Ob ein Zeugnis im Ergebnis eine zutreffende Bewertung der Leistungen des Arbeitnehmers enthalte, kann nach Auffassung der Richter lediglich in einem Erkenntnisverfahren überprüft werden (LAG Köln, Beschluss v. 17.06.2010, 7 Ta 352/09). In einem solchen, beim Arbeitsgericht geführten Klageverfahren muss der Arbeitnehmer dann aber darlegen und beweisen, dass die Qualität seiner Leistungen in dem erteilten Zeugnis nicht angemessen bewertet worden ist.

Dies ist in der Praxis ein äußerst steiniger und selten aussichtsreicher Weg, weil die volle Beweislast beim Arbeitnehmer liegt, Zeugnisbewertungen stark subjektiv geprägt und daher in tatsächlicher Hinsicht schwer zu überprüfen sind.

Fazit: Exakte Vereinbarung empfehlenswert

Beim Abschluss arbeitsgerichtlicher Vergleiche sollte daher darauf geachtet werden, wichtige Textpassagen des gewünschten Zeugnisses exakt vorzuformulieren.

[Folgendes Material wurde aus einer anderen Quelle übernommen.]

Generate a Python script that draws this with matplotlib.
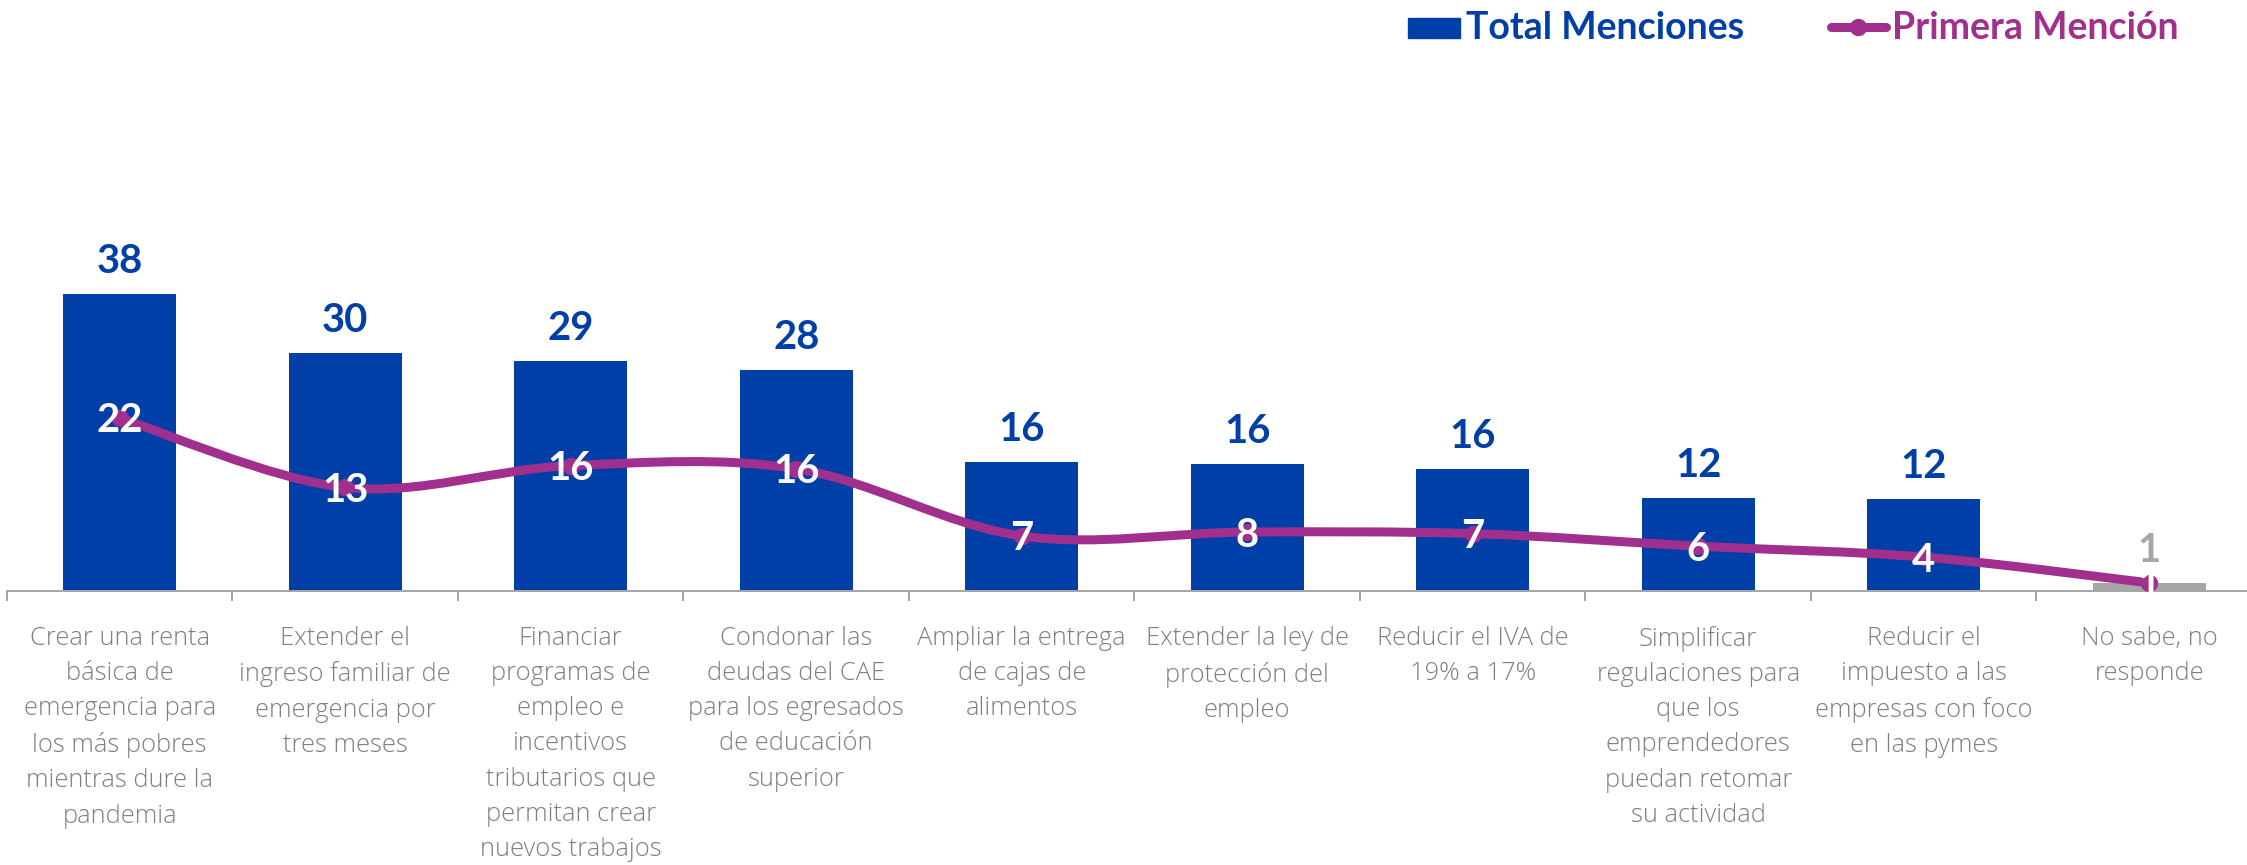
import numpy as np
import matplotlib
matplotlib.use("Agg")
import matplotlib.pyplot as plt
from matplotlib.path import Path
from matplotlib.patches import PathPatch, Rectangle
from matplotlib.lines import Line2D

# ---------------- data ----------------
categories = [
    "Crear una renta\nbásica de\nemergencia para\nlos más pobres\nmientras dure la\npandemia",
    "Extender el\ningreso familiar de\nemergencia por\ntres meses",
    "Financiar\nprogramas de\nempleo e\nincentivos\ntributarios que\npermitan crear\nnuevos trabajos",
    "Condonar las\ndeudas del CAE\npara los egresados\nde educación\nsuperior",
    "Ampliar la entrega\nde cajas de\nalimentos",
    "Extender la ley de\nprotección del\nempleo",
    "Reducir el IVA de\n19% a 17%",
    "Simplificar\nregulaciones para\nque los\nemprendedores\npuedan retomar\nsu actividad",
    "Reducir el\nimpuesto a las\nempresas con foco\nen las pymes",
    "No sabe, no\nresponde",
]
total_menciones = [37.9, 30.4, 29.4, 28.2, 16.4, 16.2, 15.6, 11.9, 11.7, 1.0]
total_labels = ["38", "30", "29", "28", "16", "16", "16", "12", "12", "1"]
primera_mencion = [22.1, 13.2, 16.0, 15.6, 7.0, 7.5, 7.3, 5.7, 4.3, 1.0]
primera_labels = ["22", "13", "16", "16", "7", "8", "7", "6", "4", "1"]
series_names = ["Total Menciones", "Primera Mención"]

# ---------------- style ----------------
BLUE = "#003FA7"
PURPLE = "#A12F8D"
GRAY_BAR = "#A6A6A6"
TXT_GRAY = "#7F7F7F"
AXIS_GRAY = "#A6A6A6"

W, H, DPI = 2247, 865, 100
fig = plt.figure(figsize=(W / DPI, H / DPI), dpi=DPI)
fig.patch.set_facecolor("white")

def px2pt(p):
    return p * 72.0 / DPI

# axes: x from 7px to 2262px, baseline at 590.7px from top, top at 0
ax_left = 7 / W
ax_width = 2255 / W
ax_bottom = (H - 590.7) / H
ax_height = 590.7 / H
ax = fig.add_axes([ax_left, ax_bottom, ax_width, ax_height])
ax.set_facecolor("none")

n = len(categories)
x = np.arange(n)
ymax = 590.7 / 7.82
ax.set_xlim(-0.5, n - 0.5)
ax.set_ylim(0, ymax)

bar_colors = [BLUE] * (n - 1) + [GRAY_BAR]
ax.bar(x, total_menciones, width=0.5, color=bar_colors, zorder=2)

# smoothed line (Excel-like bezier smoothing)
pts = np.column_stack([x, primera_mencion]).astype(float)
verts = [tuple(pts[0])]
codes = [Path.MOVETO]
for i in range(n - 1):
    p_prev = pts[i - 1] if i > 0 else pts[i]
    p0 = pts[i]
    p1 = pts[i + 1]
    p_next = pts[i + 2] if i + 2 < n else pts[i + 1]
    c1 = p0 + (p1 - p_prev) / 6.0
    c2 = p1 - (p_next - p0) / 6.0
    verts += [tuple(c1), tuple(c2), tuple(p1)]
    codes += [Path.CURVE4] * 3
ax.add_patch(PathPatch(Path(verts, codes), facecolor="none", edgecolor=PURPLE,
                       lw=px2pt(9), capstyle="round", joinstyle="round", zorder=3))
ax.plot(x, primera_mencion, ls="none", marker="o", ms=px2pt(16), color=PURPLE,
        mec=PURPLE, zorder=4)

# spines / ticks
for s in ["top", "right", "left"]:
    ax.spines[s].set_visible(False)
ax.spines["bottom"].set_color(AXIS_GRAY)
ax.spines["bottom"].set_linewidth(px2pt(2))
ax.set_yticks([])
ax.set_xticks(np.arange(-0.5, n, 1.0))
ax.set_xticklabels([])
ax.tick_params(axis="x", length=px2pt(10), width=px2pt(2), color=AXIS_GRAY, direction="out")

LABEL_FONT = ["Open Sans", "DejaVu Sans"]
NUM_FONT = ["Lato", "DejaVu Sans"]

# category labels
for i, c in enumerate(categories):
    ax.annotate(c, xy=(i, 0), xytext=(0, -px2pt(35)), textcoords="offset points",
                ha="center", va="top", fontsize=px2pt(25.5), color=TXT_GRAY,
                family=LABEL_FONT, fontweight="light", linespacing=1.54,
                annotation_clip=False)

# value labels above bars
for i, (v, lab) in enumerate(zip(total_menciones, total_labels)):
    col = GRAY_BAR if i == n - 1 else BLUE
    ax.annotate(lab, xy=(i, v), xytext=(0, px2pt(21)), textcoords="offset points",
                ha="center", va="baseline", fontsize=px2pt(40), color=col,
                family=NUM_FONT, fontweight="bold", zorder=6)

# white labels on line
for i, (v, lab) in enumerate(zip(primera_mencion, primera_labels)):
    ax.annotate(lab, xy=(i, v), xytext=(0, -px2pt(14.5)), textcoords="offset points",
                ha="center", va="baseline", fontsize=px2pt(40), color="white",
                family=NUM_FONT, fontweight="bold", zorder=6)

# ---------------- legend (manual) ----------------
def fx(p):
    return p / W

def fy(p):
    return 1 - p / H

fig.add_artist(Rectangle((fx(1408), fy(38)), fx(1460) - fx(1408), (38 - 18) / H,
                         transform=fig.transFigure, color=BLUE))
fig.text(fx(1466), fy(39), series_names[0], color=BLUE, fontsize=px2pt(37.5),
         family=NUM_FONT, fontweight="bold", ha="left", va="baseline")
fig.add_artist(Line2D([fx(1831), fx(1886)], [fy(27), fy(27)], transform=fig.transFigure,
                      color=PURPLE, lw=px2pt(9), solid_capstyle="round",
                      marker=None))
fig.add_artist(Line2D([fx(1858)], [fy(27)], transform=fig.transFigure, color=PURPLE,
                      marker="o", ms=px2pt(16), ls="none"))
fig.text(fx(1892), fy(39), series_names[1], color=PURPLE, fontsize=px2pt(37.5),
         family=NUM_FONT, fontweight="bold", ha="left", va="baseline")

fig.savefig("out.png", dpi=DPI, facecolor="white")
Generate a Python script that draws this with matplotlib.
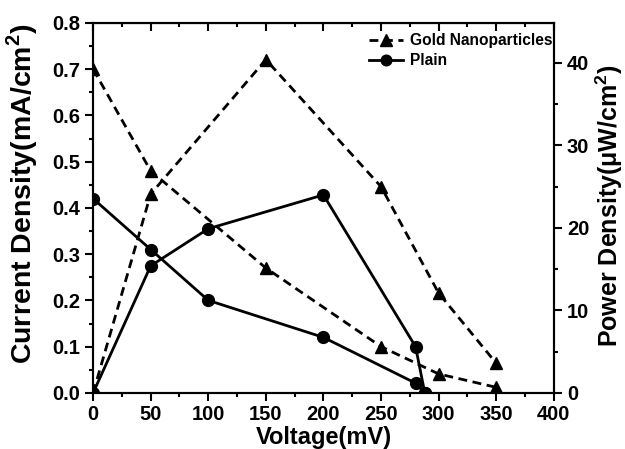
import numpy as np
import matplotlib
matplotlib.use('Agg')
import matplotlib.pyplot as plt
from matplotlib.ticker import MultipleLocator, FormatStrFormatter

plt.rcParams['font.family'] = ['Liberation Sans', 'DejaVu Sans']
plt.rcParams['font.weight'] = 'bold'
plt.rcParams['mathtext.fontset'] = 'custom'
plt.rcParams['mathtext.rm'] = 'Liberation Sans:bold'
plt.rcParams['mathtext.bf'] = 'Liberation Sans:bold'

# gold nanoparticles
gold_v_j = [0, 50, 150, 250, 300, 350]
gold_j = [0.70, 0.48, 0.27, 0.10, 0.041, 0.012]
gold_v_p = [0, 50, 150, 250, 300, 350]
gold_p = [0.0, 24.1, 40.4, 25.0, 12.1, 3.6]

# plain
plain_v_j = [0, 50, 100, 200, 280, 288]
plain_j = [0.42, 0.31, 0.20, 0.12, 0.021, 0.0]
plain_v_p = [0, 50, 100, 200, 280, 288]
plain_p = [0.0, 15.4, 19.9, 24.0, 5.6, 0.0]

fig = plt.figure(figsize=(6.25, 4.49), dpi=100)
ax = fig.add_axes([0.149, 0.125, 0.737, 0.824])
ax2 = ax.twinx()

lw = 2.0
dash = (0, (3.2, 2.0))
l1, = ax.plot(gold_v_j, gold_j, color='black', lw=lw, linestyle=dash, marker='^', markersize=9)
ax2.plot(gold_v_p, gold_p, color='black', lw=lw, linestyle=dash, marker='^', markersize=9)
l2, = ax.plot(plain_v_j, plain_j, color='black', lw=lw, linestyle='-', marker='o', markersize=8.5)
ax2.plot(plain_v_p, plain_p, color='black', lw=lw, linestyle='-', marker='o', markersize=8.5)

ax.set_xlim(0, 400)
ax.set_ylim(0, 0.8)
ax2.set_ylim(0, 44.85)

ax.xaxis.set_major_locator(MultipleLocator(50))
ax.xaxis.set_minor_locator(MultipleLocator(25))
ax.yaxis.set_major_locator(MultipleLocator(0.1))
ax.yaxis.set_minor_locator(MultipleLocator(0.05))
ax2.yaxis.set_major_locator(MultipleLocator(10))
ax2.yaxis.set_minor_locator(MultipleLocator(5))
ax.yaxis.set_major_formatter(FormatStrFormatter('%.1f'))

fs_tick = 14.5
ax.tick_params(axis='x', which='both', direction='out', labelsize=fs_tick, width=1.5, pad=3)
ax.tick_params(axis='x', which='major', length=6)
ax.tick_params(axis='x', which='minor', length=3)
ax.tick_params(axis='y', which='both', direction='out', labelsize=fs_tick, width=1.5)
ax.tick_params(axis='y', which='major', length=6)
ax.tick_params(axis='y', which='minor', length=3)
ax2.tick_params(axis='y', which='both', direction='out', labelsize=fs_tick, width=1.5)
ax2.tick_params(axis='y', which='major', length=6)
ax2.tick_params(axis='y', which='minor', length=3)
# mirrored ticks on top pointing inward
top = ax.secondary_xaxis('top')
top.xaxis.set_major_locator(MultipleLocator(50))
top.xaxis.set_minor_locator(MultipleLocator(25))
top.tick_params(which='both', direction='in', labeltop=False, width=1.5)
top.tick_params(which='major', length=6)
top.tick_params(which='minor', length=3)

for a in (ax, ax2):
    for s in a.spines.values():
        s.set_linewidth(1.5)

ax.set_xlabel('Voltage(mV)', fontsize=17, fontweight='bold', labelpad=1)
ax.set_ylabel(r'Current Density(mA/cm$^\mathbf{2}$)', fontsize=20.5, fontweight='bold')
ax.yaxis.set_label_coords(-0.115, 0.539)
ax2.set_ylabel('Power Density(\u03bcW/cm$^\\mathbf{2}$)', fontsize=18, fontweight='bold')
ax2.yaxis.set_label_coords(1.087, 0.505)

ax.legend([l1, l2], ['Gold Nanoparticles', 'Plain'], loc='upper right', frameon=False,
          bbox_to_anchor=(1.003, 0.981), borderaxespad=0.0, borderpad=0.2,
          prop={'size': 11.2, 'weight': 'bold'}, handlelength=2.2, handletextpad=0.4,
          labelspacing=0.35, markerscale=0.9)

fig.savefig('out.png', dpi=100)
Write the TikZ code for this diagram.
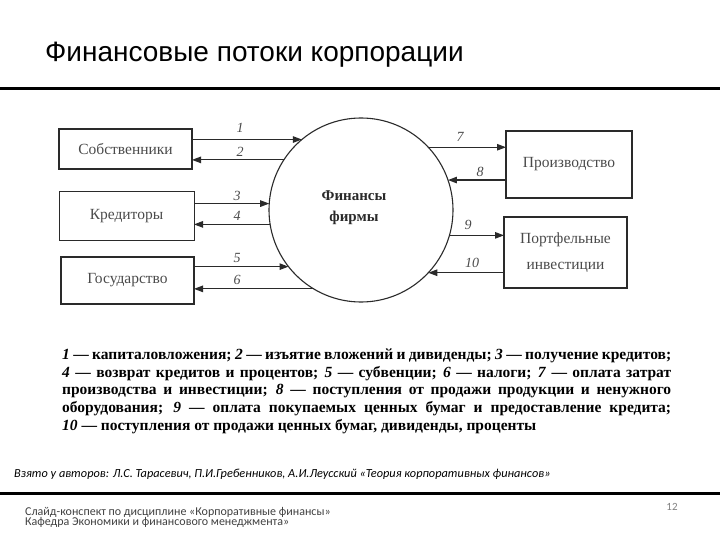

So kann zum Beispiel in einem arbeitsgerichtlichen Vergleich bestimmt werden, dass der Arbeitgeber

  • die Leistungen des Arbeitnehmers mit „stets zu unserer vollsten Zufriedenheit“ (= sehr gut) zu bewerten

  • und das persönliche Verhalten des Arbeitnehmers mit der Klausel „ohne Fehl und Tadel“ zu versehen habe.

Die Verwendung solcher Formulierungen im zu erteilenden Zeugnis kann dann im Wege der Zwangsvollstreckung mit Zwangsmitteln durchgesetzt werden.

(Sächsisches LAG, Beschluss v. 6.8.2012, 4 Ta 170/12).